For foreign investors, this can add up to a sizable amount. However, it’s worth noting that the stamp duty is a one-time cost, and unlike the ABSD, it is the same for both locals and foreigners.

4. Financing a Second Property as a Foreign Investor

Financing a second property in Singapore as a foreigner is possible, but there are specific regulations that apply. Foreign buyers are generally allowed to secure loans to finance their property purchases, but the Loan-to-Value (LTV) ratio will be lower than for Singapore citizens.

Loan-to-Value (LTV) Limits

  • Foreign buyers are typically eligible for an LTV of up to 45% if the loan tenure exceeds 30 years or extends past the borrower’s age of 65.
  • This means that foreign investors will need a larger down payment when buying a second property in Singapore, as they can borrow less compared to local buyers, who may be eligible for an LTV of up to 75% for their first property purchase.

As a foreign investor, it’s crucial to assess your financing options and ensure you have sufficient funds for the down payment and other transaction costs. If you’re looking to finance your property with a mortgage, work with a mortgage broker or bank to ensure you’re getting the best deal available.

5. Property Taxes for Foreign Owners

Once you’ve successfully purchased your second property in Singapore, you’ll need to consider ongoing property taxes. These taxes vary depending on whether the property is owner-occupied or rented out.

Annual Property Tax

Property tax in Singapore is based on the Annual Value (AV) of the property, which is the estimated annual rent you could receive if the property were rented out. For foreign owners, the property tax is calculated as follows:

  • 0% tax on the first SGD 8,000 of AV.
  • 4% tax on AV between SGD 8,001 and SGD 55,000.
  • 6% tax on AV exceeding SGD 55,000.

If you’re renting out your second property, be prepared to pay property taxes based on the rental income generated. These taxes are relatively low compared to many other countries, which can be beneficial for investors looking for passive income from rental properties.

6. Rental Yields and Investment Opportunities

For foreign investors buying a second property in Singapore, one of the main driving factors is likely to be rental income and long-term capital appreciation. Singapore’s real estate market offers strong demand for rentals, particularly in areas like Marina Bay, where there is a constant influx of expats and business professionals, and Orchard Road, which is a prime location for both retail and residential properties.
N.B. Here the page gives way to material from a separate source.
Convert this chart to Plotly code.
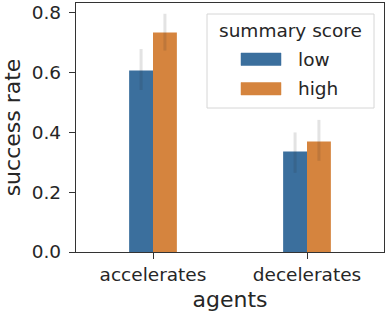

Rental yields in Singapore generally hover around 2% to 3% annually, though the yield can vary based on location and property type. In prime locations like Marina Bay or Sentosa Cove, rental yields may be on the lower end, but the potential for capital appreciation is high. For foreign investors, properties in these areas tend to be more desirable to expatriates, ensuring a steady stream of rental income.

Navigating the Property Market as a Foreign Investor

Buying a second property in Singapore as a foreign investor can be a lucrative move, but it requires careful planning and a clear understanding of the rules and regulations in place. From the ABSD and stamp duty to financing restrictions and property taxes, there are several factors that foreign buyers must consider before making their investment.
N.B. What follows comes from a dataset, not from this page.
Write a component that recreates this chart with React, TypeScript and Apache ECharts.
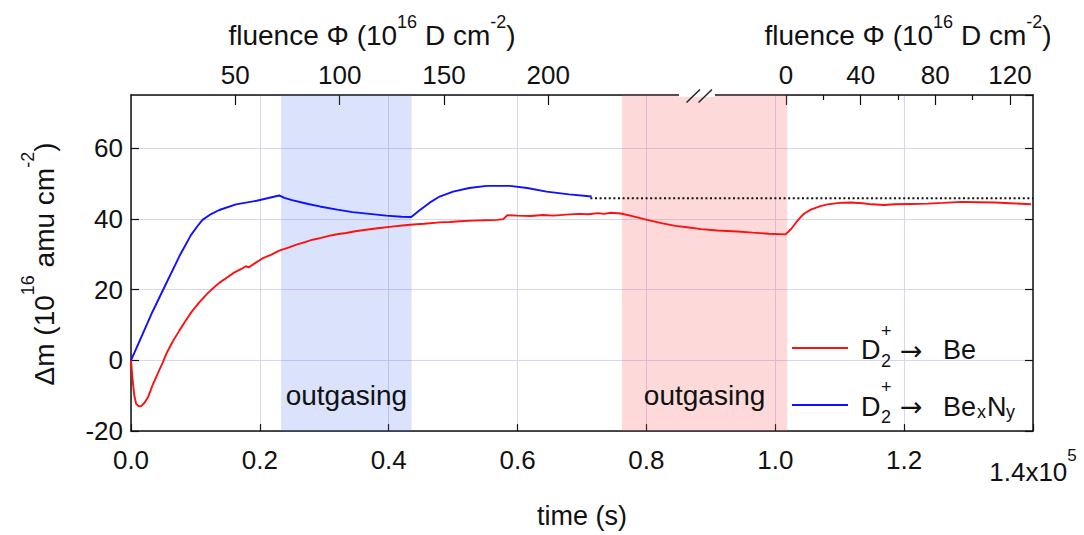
import React, { useEffect, useRef } from "react";
import * as echarts from "echarts";

const FONT = "'Liberation Sans', Arial, Helvetica, sans-serif";
const INK = "#111111";

// Mass change Δm (10^16 amu cm^-2) against exposure time (s), D2+ on Be
const beTime = [
  0, 250, 500, 800, 1200, 1600, 2100, 2700, 3300, 4000, 4900, 5600, 6500, 7500, 8400, 9400, 10600, 11800,
  13000, 13700, 14800, 16000, 17200, 17800, 18300, 19200, 20400, 21800, 23000, 24300, 25700, 27000, 28200,
  29500, 31000, 32200, 33400, 34800, 36500, 38600, 40500, 42500, 43800, 45500, 47900, 49500, 51000, 53000,
  55000, 56800, 57800, 58400, 60000, 62000, 64000, 65600, 67500, 69500, 71000, 72500, 73400, 74500, 76000,
  77500, 80100, 82500, 84500, 86300, 88500, 91000, 94100, 96500, 99000, 101600, 102500, 103200, 103900,
  104500, 105500, 107000, 108100, 110000, 111700, 113500, 115000, 116900, 118500, 121000, 123700, 126000,
  128900, 131500, 134100, 136500, 139700,
];
const beMass = [
  0, -5.5, -9.8, -12.3, -13.0, -12.9, -12.0, -10.2, -7.2, -4.3, -0.7, 2.3, 5.4, 8.4, 11.0, 13.7, 16.4, 18.8,
  20.8, 21.9, 23.3, 24.8, 25.9, 26.6, 26.3, 27.4, 28.8, 29.9, 31.0, 31.8, 32.7, 33.4, 34.1, 34.6, 35.3, 35.7,
  36.0, 36.5, 36.9, 37.4, 37.8, 38.2, 38.4, 38.6, 39.0, 39.1, 39.3, 39.5, 39.6, 39.7, 39.9, 41.0, 40.9, 40.8,
  41.1, 40.9, 41.2, 41.4, 41.3, 41.6, 41.4, 41.7, 41.5, 40.9, 39.7, 38.7, 38.0, 37.6, 37.1, 36.7, 36.4, 36.1,
  35.8, 35.6, 37.2, 38.9, 40.4, 41.5, 42.6, 43.6, 44.1, 44.5, 44.6, 44.4, 44.1, 43.9, 44.1, 44.2, 44.3, 44.5,
  44.8, 44.7, 44.6, 44.4, 44.1,
];

// D2+ on BexNy
const bexnyTime = [
  0, 1700, 3300, 5400, 7500, 9300, 10300, 11100, 12200, 13700, 16300, 19500, 23000, 23800, 25000, 27500,
  29300, 32000, 34400, 37000, 39600, 42000, 43500, 44800, 46300, 47900, 50000, 52500, 55200, 58800, 61500,
  64500, 68000, 71500,
];
const bexnyMass = [
  0, 7.0, 13.6, 21.5, 29.4, 35.4, 37.9, 39.7, 41.1, 42.5, 44.1, 45.1, 46.6, 45.9, 45.3, 44.2, 43.5, 42.6,
  41.9, 41.4, 40.9, 40.6, 40.5, 42.4, 44.5, 46.3, 47.7, 48.7, 49.3, 49.3, 48.7, 47.7, 46.9, 46.3,
];

// Saturation level (dotted reference line)
const saturationTime = [71300, 140000];
const saturationMass = [45.8, 45.8];

// Outgasing intervals (s)
const outgasBexny = [23300, 43550];
const outgasBe = [76200, 101850];

// Axis ticks
const timeMax = 140000;
const timeInterval = 20000;
const massMin = -20;
const massMax = 75;
const massInterval = 20;
const fluenceTicksFirst = [50, 100, 150, 200];
const fluenceTicksSecond = [0, 40, 80, 120];
const fluenceMinorSecond = [20, 60, 100];

// Fluence scales: fluence gained per second, and start time of the second run
const fluenceRateFirst = 200 / 64770;
const fluenceRateSecond = 120 / 34770;
const secondRunStart = 101660;

const pairs = (xs: number[], ys: number[]) => xs.map((x, i) => [x, ys[i]]);

function txt(text: string, x: number, y: number, size: number, family = FONT) {
  return {
    type: "text",
    x,
    y,
    z: 100,
    style: { text, fontFamily: family, fontSize: size, fill: INK, align: "left", verticalAlign: "middle" },
  };
}

function supTitle(text: string, x: number, y: number, mainLH: number, supLH: number, rotation = 0) {
  return {
    type: "text",
    x,
    y,
    rotation,
    z: 100,
    style: {
      text,
      fontFamily: FONT,
      fontSize: 28,
      fill: INK,
      align: "center",
      verticalAlign: "middle",
      rich: {
        m: { fontFamily: FONT, fontSize: 28, fill: INK, lineHeight: mainLH },
        s: { fontFamily: FONT, fontSize: 18, fill: INK, lineHeight: supLH, verticalAlign: "top" },
      },
    },
  };
}

export default function App() {
  const ref = useRef<HTMLDivElement>(null);

  useEffect(() => {
    if (!ref.current) return;
    const chart = echarts.init(ref.current, undefined, { renderer: "svg" });

    const axisLine = { show: true, onZero: false, lineStyle: { color: INK, width: 1.5 } };
    const tickStyle = { color: INK, width: 1.2 };
    const gridLine = { show: true, lineStyle: { color: "#d6d6f2", width: 1 } };
    const label = { fontFamily: FONT, fontSize: 26, color: INK };

    const legendRows = [350, 406.5];

    chart.setOption({
      animation: false,
      grid: { left: 131, top: 95, width: 902, height: 340 },
      xAxis: [
        {
          type: "value",
          position: "bottom",
          min: 0,
          max: timeMax,
          interval: timeInterval,
          axisLine,
          axisTick: { inside: true, length: 7, lineStyle: tickStyle },
          splitLine: gridLine,
          axisLabel: {
            ...label,
            margin: 16,
            lineHeight: 26,
            showMinLabel: true,
            showMaxLabel: true,
            formatter: (v: number) => (v === timeMax ? "{a|1.4x10}{s|5}" : (v / 1e5).toFixed(1)),
            rich: {
              a: { fontFamily: FONT, fontSize: 26, color: INK, lineHeight: 50 },
              s: { fontFamily: FONT, fontSize: 17, color: INK, lineHeight: 16, verticalAlign: "top" },
            },
          },
          name: "time (s)",
          nameLocation: "middle",
          nameGap: 68,
          nameTextStyle: { fontFamily: FONT, fontSize: 27, color: INK, lineHeight: 28 },
        },
        {
          type: "value",
          position: "top",
          min: 0,
          max: timeMax * fluenceRateFirst,
          axisLine,
          axisTick: { inside: true, length: 10, customValues: fluenceTicksFirst, lineStyle: tickStyle },
          axisLabel: { ...label, margin: 7, lineHeight: 26, customValues: fluenceTicksFirst },
          splitLine: { show: false },
        },
        {
          type: "value",
          position: "top",
          min: -secondRunStart * fluenceRateSecond,
          max: (timeMax - secondRunStart) * fluenceRateSecond,
          axisLine: { show: false, onZero: false },
          axisTick: { inside: true, length: 10, customValues: fluenceTicksSecond, lineStyle: tickStyle },
          axisLabel: { ...label, margin: 7, lineHeight: 26, customValues: fluenceTicksSecond },
          splitLine: { show: false },
        },
        {
          type: "value",
          position: "top",
          min: -secondRunStart * fluenceRateSecond,
          max: (timeMax - secondRunStart) * fluenceRateSecond,
          axisLine: { show: false, onZero: false },
          axisTick: { inside: true, length: 5, customValues: fluenceMinorSecond, lineStyle: tickStyle },
          axisLabel: { show: false },
          splitLine: { show: false },
        },
      ],
      yAxis: [
        {
          type: "value",
          position: "left",
          min: massMin,
          max: massMax,
          interval: massInterval,
          axisLine,
          axisTick: { inside: true, length: 8, lineStyle: tickStyle },
          splitLine: gridLine,
          axisLabel: {
            ...label,
            margin: 8,
            showMaxLabel: false,
            formatter: (v: number) => (v % massInterval === 0 ? String(v) : ""),
          },
        },
        {
          type: "value",
          position: "right",
          min: massMin,
          max: massMax,
          interval: massInterval,
          axisLine,
          axisTick: { inside: true, length: 8, lineStyle: tickStyle },
          splitLine: { show: false },
          axisLabel: { show: false },
        },
      ],
      series: [
        {
          name: "D2+ → BexNy",
          type: "line",
          data: pairs(bexnyTime, bexnyMass),
          showSymbol: false,
          lineStyle: { color: "#1010ff", width: 1.9 },
          z: 5,
          markArea: {
            silent: true,
            itemStyle: { opacity: 1 },
            label: {
              show: true,
              position: "insideBottom",
              distance: 21,
              formatter: "{b}",
              fontFamily: FONT,
              fontSize: 28,
              lineHeight: 30,
              color: INK,
            },
            data: [
              [
                { name: "outgasing", xAxis: outgasBexny[0], itemStyle: { color: "rgba(70,110,240,0.2)" } },
                { xAxis: outgasBexny[1] },
              ],
              [
                { name: "outgasing", xAxis: outgasBe[0], itemStyle: { color: "rgba(250,80,80,0.22)" } },
                { xAxis: outgasBe[1] },
              ],
            ],
          },
        },
        {
          name: "D2+ → Be",
          type: "line",
          data: pairs(beTime, beMass),
          showSymbol: false,
          lineStyle: { color: "#ff1010", width: 1.9 },
          z: 6,
        },
        {
          name: "saturation",
          type: "line",
          data: pairs(saturationTime, saturationMass),
          showSymbol: false,
          lineStyle: { color: "#111111", width: 2, type: [2, 2.6] },
          z: 4,
        },
      ],
      graphic: [
        // axis titles
        supTitle("{m|fluence Φ (10}{s|16}{m| D cm}{s|-2}{m|)}", 372, 35, 44, 14),
        supTitle("{m|fluence Φ (10}{s|16}{m| D cm}{s|-2}{m|)}", 908, 35, 44, 14),
        supTitle("{m|Δm (10}{s|16}{m| amu cm}{s|-2}{m|)}", 44, 264, 50, 8, Math.PI / 2),
        // axis break on the top border
        { type: "rect", z: 100, shape: { x: 679, y: 92, width: 36, height: 5 }, style: { fill: "#ffffff" } },
        {
          type: "line",
          z: 101,
          shape: { x1: 686.5, y1: 102.5, x2: 700, y2: 89.5 },
          style: { stroke: "#222", lineWidth: 1.5 },
        },
        {
          type: "line",
          z: 101,
          shape: { x1: 698.5, y1: 102.5, x2: 712, y2: 89.5 },
          style: { stroke: "#222", lineWidth: 1.5 },
        },
        // legend
        {
          type: "line",
          z: 100,
          shape: { x1: 792, y1: legendRows[0] - 2, x2: 848, y2: legendRows[0] - 2 },
          style: { stroke: "#ff1010", lineWidth: 2 },
        },
        {
          type: "line",
          z: 100,
          shape: { x1: 792, y1: legendRows[1] - 1.5, x2: 848, y2: legendRows[1] - 1.5 },
          style: { stroke: "#1010ff", lineWidth: 2 },
        },
        txt("D", 861, legendRows[0], 27),
        txt("+", 881, legendRows[0] - 19.5, 18),
        txt("2", 881, legendRows[0] + 10.5, 18),
        txt("→", 900, legendRows[0], 27, "'DejaVu Sans', sans-serif"),
        txt("Be", 943, legendRows[0], 27),
        txt("D", 861, legendRows[1], 27),
        txt("+", 881, legendRows[1] - 19.5, 18),
        txt("2", 881, legendRows[1] + 10.5, 18),
        txt("→", 900, legendRows[1], 27, "'DejaVu Sans', sans-serif"),
        txt("Be", 943, legendRows[1], 27),
        txt("x", 977, legendRows[1] + 5, 18),
        txt("N", 987, legendRows[1], 27),
        txt("y", 1006, legendRows[1] + 5, 18),
      ],
    });

    return () => chart.dispose();
  }, []);

  return (
    <div
      ref={ref}
      style={{ position: "fixed", left: 0, top: 0, width: 1084, height: 535, background: "#ffffff" }}
    />
  );
}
Marina Bay and Orchard Road are excellent areas for foreign investors looking for long-term appreciation and strong rental demand, while up-and-coming areas like Punggol may offer higher potential returns at a more affordable price point. No matter where you choose to invest, ensure you do thorough research, consult with local experts, and fully understand the financial and legal obligations that come with buying a second property in Singapore.

By understanding the ins and outs of the market, you’ll be well on your way to making a smart, profitable investment in one of the world’s most stable and attractive real estate markets. Happy investing!